GIVEN INSTRUCTION
Repeat the data that follows, word for word, without the images.

INFORMATION SUPPLIED
>> start

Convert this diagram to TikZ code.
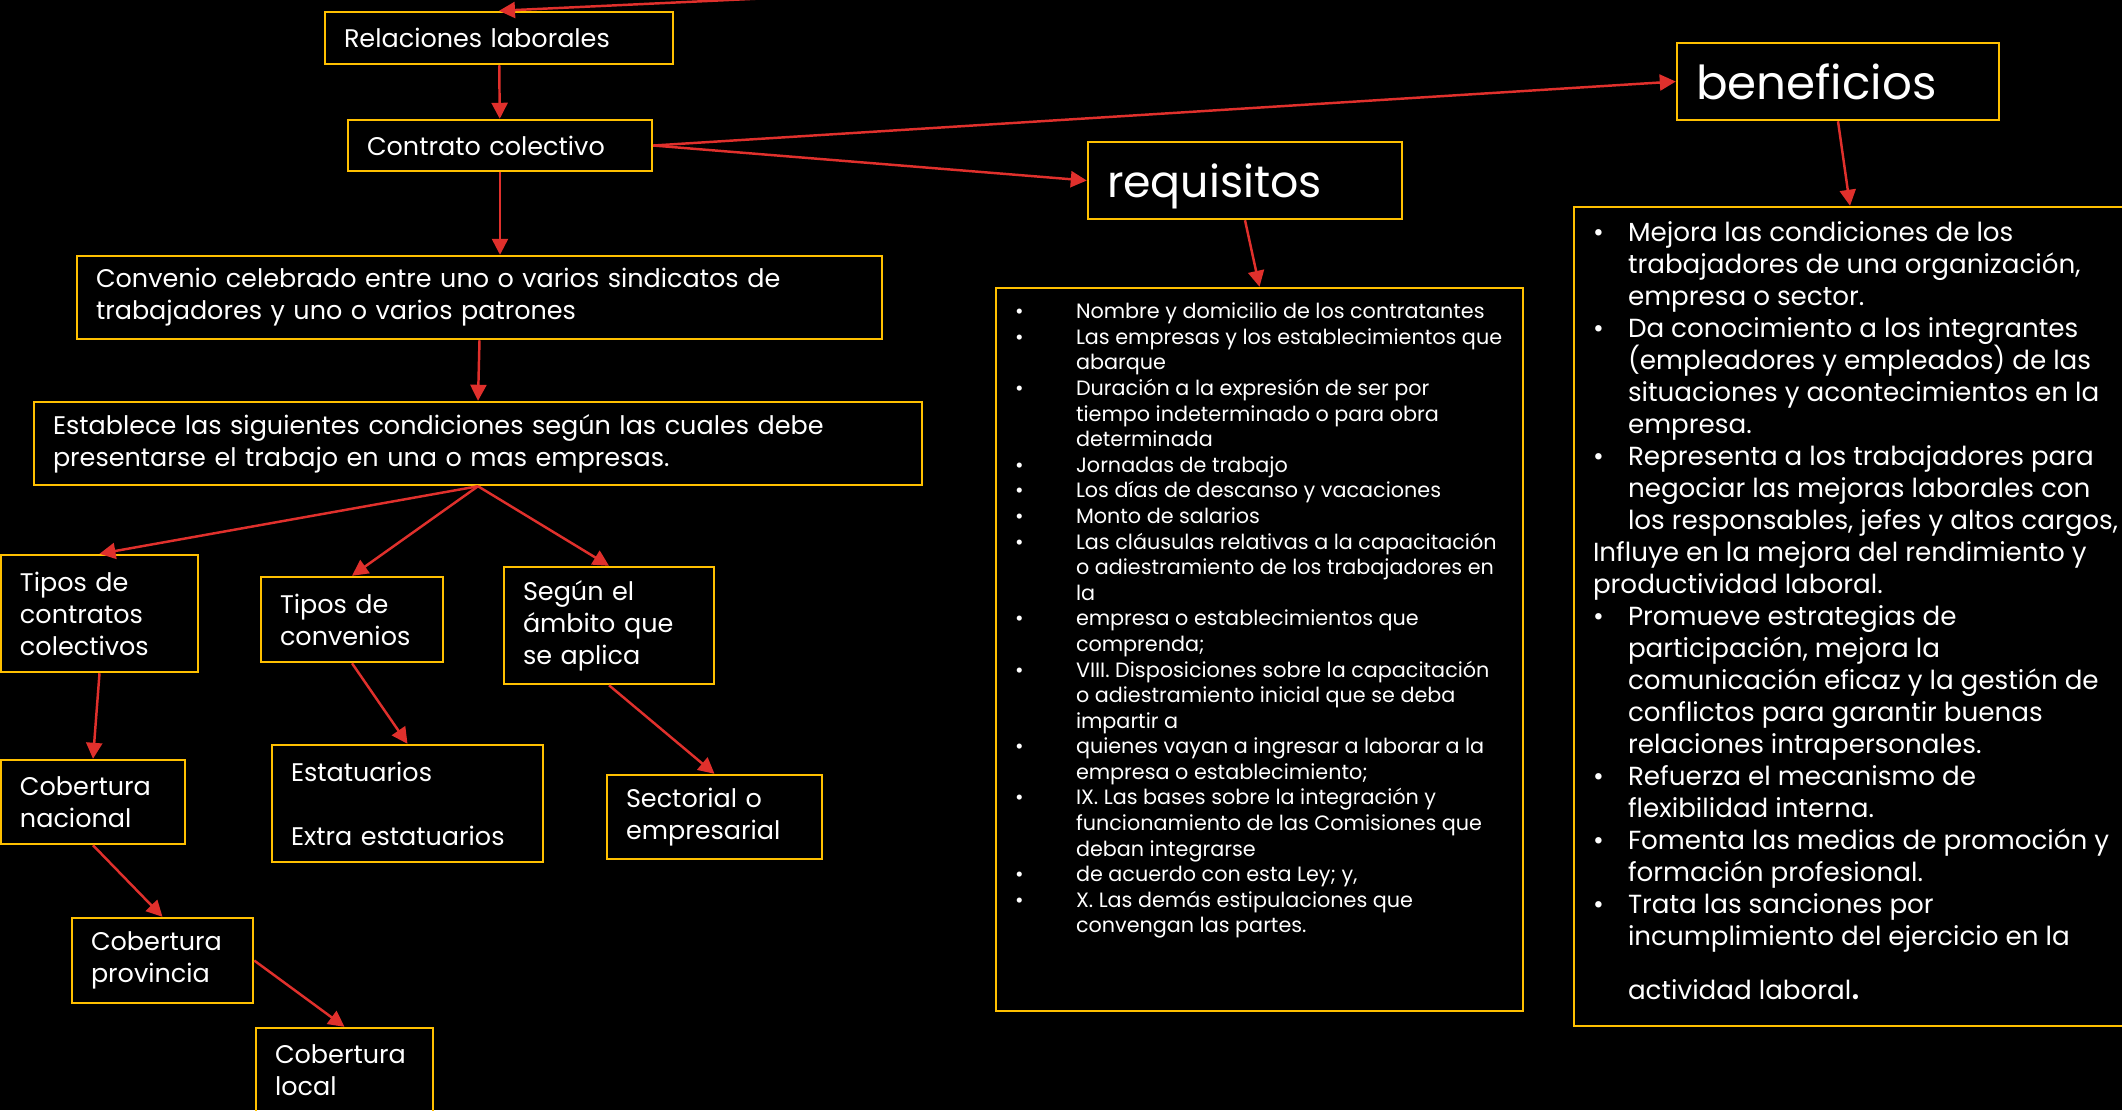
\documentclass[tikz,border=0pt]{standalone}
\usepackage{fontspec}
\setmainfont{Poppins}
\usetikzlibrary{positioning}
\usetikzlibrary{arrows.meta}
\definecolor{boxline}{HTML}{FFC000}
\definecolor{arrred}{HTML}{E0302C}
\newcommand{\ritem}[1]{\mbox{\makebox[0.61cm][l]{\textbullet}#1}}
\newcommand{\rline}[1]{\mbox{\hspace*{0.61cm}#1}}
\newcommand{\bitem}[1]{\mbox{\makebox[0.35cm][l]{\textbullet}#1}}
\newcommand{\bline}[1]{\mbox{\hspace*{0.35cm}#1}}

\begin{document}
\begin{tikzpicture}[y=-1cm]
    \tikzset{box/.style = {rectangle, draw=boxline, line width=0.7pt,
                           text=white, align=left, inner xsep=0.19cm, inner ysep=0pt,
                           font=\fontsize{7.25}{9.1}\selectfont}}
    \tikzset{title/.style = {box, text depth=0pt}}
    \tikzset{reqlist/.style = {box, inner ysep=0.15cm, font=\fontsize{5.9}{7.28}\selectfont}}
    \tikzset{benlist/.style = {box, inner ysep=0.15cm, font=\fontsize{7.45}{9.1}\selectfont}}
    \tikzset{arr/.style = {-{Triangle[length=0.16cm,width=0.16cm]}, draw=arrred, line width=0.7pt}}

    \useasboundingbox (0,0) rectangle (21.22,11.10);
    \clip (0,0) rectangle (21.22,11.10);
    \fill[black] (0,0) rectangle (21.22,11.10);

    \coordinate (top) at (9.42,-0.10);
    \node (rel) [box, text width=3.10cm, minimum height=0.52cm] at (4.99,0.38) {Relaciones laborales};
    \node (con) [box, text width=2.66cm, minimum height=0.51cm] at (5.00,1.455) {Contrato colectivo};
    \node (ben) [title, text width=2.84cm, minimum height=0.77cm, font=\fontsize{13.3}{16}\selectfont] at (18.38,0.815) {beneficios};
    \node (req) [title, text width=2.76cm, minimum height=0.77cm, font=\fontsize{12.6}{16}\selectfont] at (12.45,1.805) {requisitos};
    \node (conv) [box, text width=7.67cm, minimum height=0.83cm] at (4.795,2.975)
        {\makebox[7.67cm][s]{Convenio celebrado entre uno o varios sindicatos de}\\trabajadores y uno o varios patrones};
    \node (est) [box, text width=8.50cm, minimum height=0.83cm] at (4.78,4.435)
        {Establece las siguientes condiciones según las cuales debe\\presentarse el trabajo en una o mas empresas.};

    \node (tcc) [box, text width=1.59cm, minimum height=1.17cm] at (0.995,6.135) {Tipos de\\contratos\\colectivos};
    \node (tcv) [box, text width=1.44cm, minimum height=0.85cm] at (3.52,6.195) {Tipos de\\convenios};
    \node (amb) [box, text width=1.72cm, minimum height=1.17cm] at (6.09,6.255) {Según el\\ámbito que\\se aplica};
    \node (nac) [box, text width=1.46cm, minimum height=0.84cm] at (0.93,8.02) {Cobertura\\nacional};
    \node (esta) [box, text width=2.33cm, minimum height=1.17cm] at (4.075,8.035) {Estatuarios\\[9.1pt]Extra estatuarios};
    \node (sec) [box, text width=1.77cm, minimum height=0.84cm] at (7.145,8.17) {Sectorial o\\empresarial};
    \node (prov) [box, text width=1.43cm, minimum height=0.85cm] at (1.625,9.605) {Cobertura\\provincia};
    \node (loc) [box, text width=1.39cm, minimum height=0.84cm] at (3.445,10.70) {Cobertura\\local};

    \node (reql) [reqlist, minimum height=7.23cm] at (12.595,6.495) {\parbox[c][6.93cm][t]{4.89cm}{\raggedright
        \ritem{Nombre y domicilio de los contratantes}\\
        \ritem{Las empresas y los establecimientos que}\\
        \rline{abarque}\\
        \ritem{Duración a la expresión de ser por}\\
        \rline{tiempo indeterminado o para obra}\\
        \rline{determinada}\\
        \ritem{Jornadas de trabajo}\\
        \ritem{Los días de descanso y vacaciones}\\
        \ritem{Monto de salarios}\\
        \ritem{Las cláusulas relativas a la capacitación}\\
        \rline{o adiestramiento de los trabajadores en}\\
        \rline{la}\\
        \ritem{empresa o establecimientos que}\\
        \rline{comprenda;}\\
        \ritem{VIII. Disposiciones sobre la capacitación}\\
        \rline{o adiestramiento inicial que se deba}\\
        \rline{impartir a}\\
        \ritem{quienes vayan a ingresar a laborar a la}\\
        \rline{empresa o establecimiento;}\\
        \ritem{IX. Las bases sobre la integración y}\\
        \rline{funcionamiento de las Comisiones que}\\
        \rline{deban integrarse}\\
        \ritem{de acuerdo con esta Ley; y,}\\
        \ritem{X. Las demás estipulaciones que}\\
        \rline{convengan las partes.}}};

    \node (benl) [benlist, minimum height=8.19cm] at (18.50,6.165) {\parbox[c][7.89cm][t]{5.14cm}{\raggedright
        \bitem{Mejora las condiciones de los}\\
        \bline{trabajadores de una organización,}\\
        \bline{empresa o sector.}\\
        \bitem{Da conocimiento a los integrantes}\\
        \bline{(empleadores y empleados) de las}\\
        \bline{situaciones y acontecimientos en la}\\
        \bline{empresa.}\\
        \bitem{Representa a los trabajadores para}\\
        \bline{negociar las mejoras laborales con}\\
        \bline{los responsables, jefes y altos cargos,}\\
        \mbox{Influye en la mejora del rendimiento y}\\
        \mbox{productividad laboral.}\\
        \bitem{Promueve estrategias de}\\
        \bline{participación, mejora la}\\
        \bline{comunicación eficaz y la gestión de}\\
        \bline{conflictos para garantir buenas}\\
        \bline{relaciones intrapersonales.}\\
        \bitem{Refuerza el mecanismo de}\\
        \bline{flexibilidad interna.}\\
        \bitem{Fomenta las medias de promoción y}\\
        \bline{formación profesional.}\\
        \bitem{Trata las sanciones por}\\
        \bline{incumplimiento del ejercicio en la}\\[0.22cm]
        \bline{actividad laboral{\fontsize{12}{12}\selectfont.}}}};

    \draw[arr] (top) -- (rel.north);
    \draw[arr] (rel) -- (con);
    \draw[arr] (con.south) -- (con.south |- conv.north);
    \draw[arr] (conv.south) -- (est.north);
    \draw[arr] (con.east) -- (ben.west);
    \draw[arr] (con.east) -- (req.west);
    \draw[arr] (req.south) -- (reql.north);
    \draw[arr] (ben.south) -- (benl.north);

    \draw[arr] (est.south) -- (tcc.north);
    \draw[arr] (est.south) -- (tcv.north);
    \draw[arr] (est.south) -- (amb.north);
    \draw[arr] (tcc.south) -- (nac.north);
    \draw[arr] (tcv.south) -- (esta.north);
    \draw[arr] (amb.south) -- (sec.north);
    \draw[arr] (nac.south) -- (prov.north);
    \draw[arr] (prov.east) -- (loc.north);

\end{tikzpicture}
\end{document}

>> end

EXPECTED OUTPUT
Convert this diagram to TikZ code.
\documentclass[tikz,border=0pt]{standalone}
\usepackage{fontspec}
\setmainfont{Poppins}
\usetikzlibrary{positioning}
\usetikzlibrary{arrows.meta}
\definecolor{boxline}{HTML}{FFC000}
\definecolor{arrred}{HTML}{E0302C}
\newcommand{\ritem}[1]{\mbox{\makebox[0.61cm][l]{\textbullet}#1}}
\newcommand{\rline}[1]{\mbox{\hspace*{0.61cm}#1}}
\newcommand{\bitem}[1]{\mbox{\makebox[0.35cm][l]{\textbullet}#1}}
\newcommand{\bline}[1]{\mbox{\hspace*{0.35cm}#1}}

\begin{document}
\begin{tikzpicture}[y=-1cm]
    \tikzset{box/.style = {rectangle, draw=boxline, line width=0.7pt,
                           text=white, align=left, inner xsep=0.19cm, inner ysep=0pt,
                           font=\fontsize{7.25}{9.1}\selectfont}}
    \tikzset{title/.style = {box, text depth=0pt}}
    \tikzset{reqlist/.style = {box, inner ysep=0.15cm, font=\fontsize{5.9}{7.28}\selectfont}}
    \tikzset{benlist/.style = {box, inner ysep=0.15cm, font=\fontsize{7.45}{9.1}\selectfont}}
    \tikzset{arr/.style = {-{Triangle[length=0.16cm,width=0.16cm]}, draw=arrred, line width=0.7pt}}

    \useasboundingbox (0,0) rectangle (21.22,11.10);
    \clip (0,0) rectangle (21.22,11.10);
    \fill[black] (0,0) rectangle (21.22,11.10);

    \coordinate (top) at (9.42,-0.10);
    \node (rel) [box, text width=3.10cm, minimum height=0.52cm] at (4.99,0.38) {Relaciones laborales};
    \node (con) [box, text width=2.66cm, minimum height=0.51cm] at (5.00,1.455) {Contrato colectivo};
    \node (ben) [title, text width=2.84cm, minimum height=0.77cm, font=\fontsize{13.3}{16}\selectfont] at (18.38,0.815) {beneficios};
    \node (req) [title, text width=2.76cm, minimum height=0.77cm, font=\fontsize{12.6}{16}\selectfont] at (12.45,1.805) {requisitos};
    \node (conv) [box, text width=7.67cm, minimum height=0.83cm] at (4.795,2.975)
        {\makebox[7.67cm][s]{Convenio celebrado entre uno o varios sindicatos de}\\trabajadores y uno o varios patrones};
    \node (est) [box, text width=8.50cm, minimum height=0.83cm] at (4.78,4.435)
        {Establece las siguientes condiciones según las cuales debe\\presentarse el trabajo en una o mas empresas.};

    \node (tcc) [box, text width=1.59cm, minimum height=1.17cm] at (0.995,6.135) {Tipos de\\contratos\\colectivos};
    \node (tcv) [box, text width=1.44cm, minimum height=0.85cm] at (3.52,6.195) {Tipos de\\convenios};
    \node (amb) [box, text width=1.72cm, minimum height=1.17cm] at (6.09,6.255) {Según el\\ámbito que\\se aplica};
    \node (nac) [box, text width=1.46cm, minimum height=0.84cm] at (0.93,8.02) {Cobertura\\nacional};
    \node (esta) [box, text width=2.33cm, minimum height=1.17cm] at (4.075,8.035) {Estatuarios\\[9.1pt]Extra estatuarios};
    \node (sec) [box, text width=1.77cm, minimum height=0.84cm] at (7.145,8.17) {Sectorial o\\empresarial};
    \node (prov) [box, text width=1.43cm, minimum height=0.85cm] at (1.625,9.605) {Cobertura\\provincia};
    \node (loc) [box, text width=1.39cm, minimum height=0.84cm] at (3.445,10.70) {Cobertura\\local};

    \node (reql) [reqlist, minimum height=7.23cm] at (12.595,6.495) {\parbox[c][6.93cm][t]{4.89cm}{\raggedright
        \ritem{Nombre y domicilio de los contratantes}\\
        \ritem{Las empresas y los establecimientos que}\\
        \rline{abarque}\\
        \ritem{Duración a la expresión de ser por}\\
        \rline{tiempo indeterminado o para obra}\\
        \rline{determinada}\\
        \ritem{Jornadas de trabajo}\\
        \ritem{Los días de descanso y vacaciones}\\
        \ritem{Monto de salarios}\\
        \ritem{Las cláusulas relativas a la capacitación}\\
        \rline{o adiestramiento de los trabajadores en}\\
        \rline{la}\\
        \ritem{empresa o establecimientos que}\\
        \rline{comprenda;}\\
        \ritem{VIII. Disposiciones sobre la capacitación}\\
        \rline{o adiestramiento inicial que se deba}\\
        \rline{impartir a}\\
        \ritem{quienes vayan a ingresar a laborar a la}\\
        \rline{empresa o establecimiento;}\\
        \ritem{IX. Las bases sobre la integración y}\\
        \rline{funcionamiento de las Comisiones que}\\
        \rline{deban integrarse}\\
        \ritem{de acuerdo con esta Ley; y,}\\
        \ritem{X. Las demás estipulaciones que}\\
        \rline{convengan las partes.}}};

    \node (benl) [benlist, minimum height=8.19cm] at (18.50,6.165) {\parbox[c][7.89cm][t]{5.14cm}{\raggedright
        \bitem{Mejora las condiciones de los}\\
        \bline{trabajadores de una organización,}\\
        \bline{empresa o sector.}\\
        \bitem{Da conocimiento a los integrantes}\\
        \bline{(empleadores y empleados) de las}\\
        \bline{situaciones y acontecimientos en la}\\
        \bline{empresa.}\\
        \bitem{Representa a los trabajadores para}\\
        \bline{negociar las mejoras laborales con}\\
        \bline{los responsables, jefes y altos cargos,}\\
        \mbox{Influye en la mejora del rendimiento y}\\
        \mbox{productividad laboral.}\\
        \bitem{Promueve estrategias de}\\
        \bline{participación, mejora la}\\
        \bline{comunicación eficaz y la gestión de}\\
        \bline{conflictos para garantir buenas}\\
        \bline{relaciones intrapersonales.}\\
        \bitem{Refuerza el mecanismo de}\\
        \bline{flexibilidad interna.}\\
        \bitem{Fomenta las medias de promoción y}\\
        \bline{formación profesional.}\\
        \bitem{Trata las sanciones por}\\
        \bline{incumplimiento del ejercicio en la}\\[0.22cm]
        \bline{actividad laboral{\fontsize{12}{12}\selectfont.}}}};

    \draw[arr] (top) -- (rel.north);
    \draw[arr] (rel) -- (con);
    \draw[arr] (con.south) -- (con.south |- conv.north);
    \draw[arr] (conv.south) -- (est.north);
    \draw[arr] (con.east) -- (ben.west);
    \draw[arr] (con.east) -- (req.west);
    \draw[arr] (req.south) -- (reql.north);
    \draw[arr] (ben.south) -- (benl.north);

    \draw[arr] (est.south) -- (tcc.north);
    \draw[arr] (est.south) -- (tcv.north);
    \draw[arr] (est.south) -- (amb.north);
    \draw[arr] (tcc.south) -- (nac.north);
    \draw[arr] (tcv.south) -- (esta.north);
    \draw[arr] (amb.south) -- (sec.north);
    \draw[arr] (nac.south) -- (prov.north);
    \draw[arr] (prov.east) -- (loc.north);

\end{tikzpicture}
\end{document}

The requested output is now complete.